SHORT TASK: Select from the data all lines with the word "this".

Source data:
----------------------------------------

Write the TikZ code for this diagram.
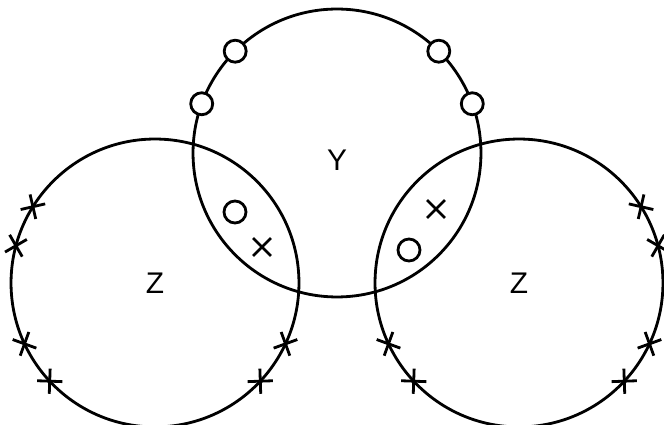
\documentclass[tikz,border=0pt]{standalone}
\usepackage{fontspec}
\setmainfont{Liberation Sans}
\usetikzlibrary{shapes.misc}

\begin{document}
\begin{tikzpicture}[x=0.02cm, y=-0.02cm, line width=1.6pt]

\tikzset{
  set/.style={
    circle, draw, inner sep=0pt, outer sep=0pt,
    minimum size=5.76cm
  },
  lab/.style={font=\fontsize{17}{19}\selectfont},
  ring/.style={
    circle, draw, fill=white, inner sep=0pt, minimum size=0.44cm
  },
  tick/.style={
    cross out, draw, inner sep=0pt, minimum size=0.3cm, rotate=#1
  },
  tick/.default=0
}

\useasboundingbox (0,0) rectangle (664,425);

% les trois ensembles
\node[set] (Y) at (337,153) {};
\node[set] (Zl) at (155,283) {};
\node[set] (Zr) at (519,283) {};

\node[lab] (labY) at (337,160) {Y};
\node[lab] (labZl) at (155,283) {Z};
\node[lab] (labZr) at (519,283) {Z};

% cercles sur Y
\foreach \a/\n in {135/a, 160/b, 45/c, 20/d}
  \node[ring] (y\n) at (Y.\a) {};

% croix sur les Z
\foreach \a/\n in {148/a, 165/b, 205/c, 223/d, 335/e, 317/f}
  \node[tick=\a] (zl\n) at (Zl.\a) {};
\foreach \a/\n in {32/a, 15/b, 335/c, 317/d, 205/e, 223/f}
  \node[tick=\a] (zr\n) at (Zr.\a) {};

% dans les intersections
\node[ring] (lensl1) at (235,212) {};
\node[tick] (lensl2) at (262,247) {};
\node[tick] (lensr1) at (436,209) {};
\node[ring] (lensr2) at (409,250) {};

\end{tikzpicture}
\end{document}
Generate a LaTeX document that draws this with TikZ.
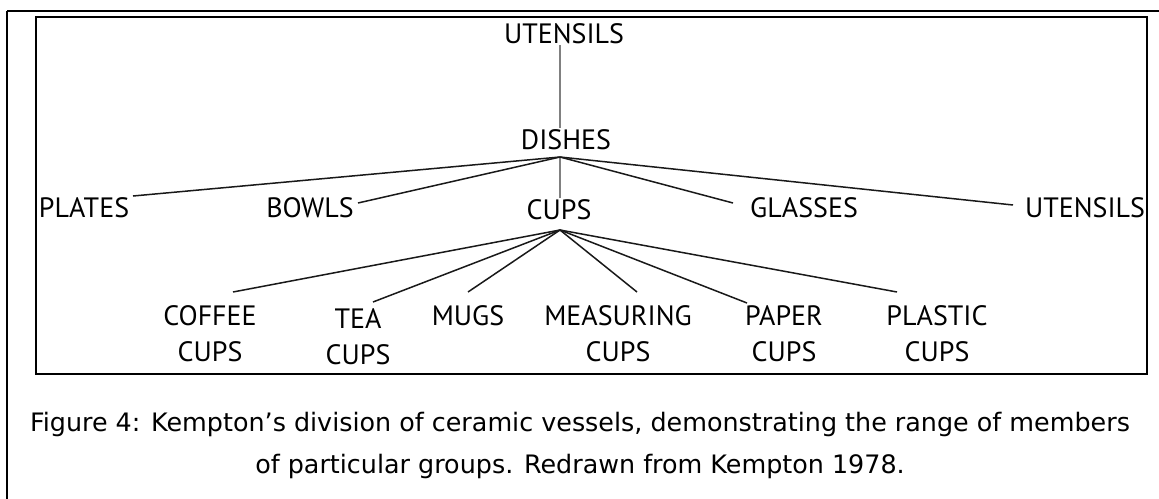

----------------------------------------

TASK SOLUTION:
Write the TikZ code for this diagram.
Generate a LaTeX document that draws this with TikZ.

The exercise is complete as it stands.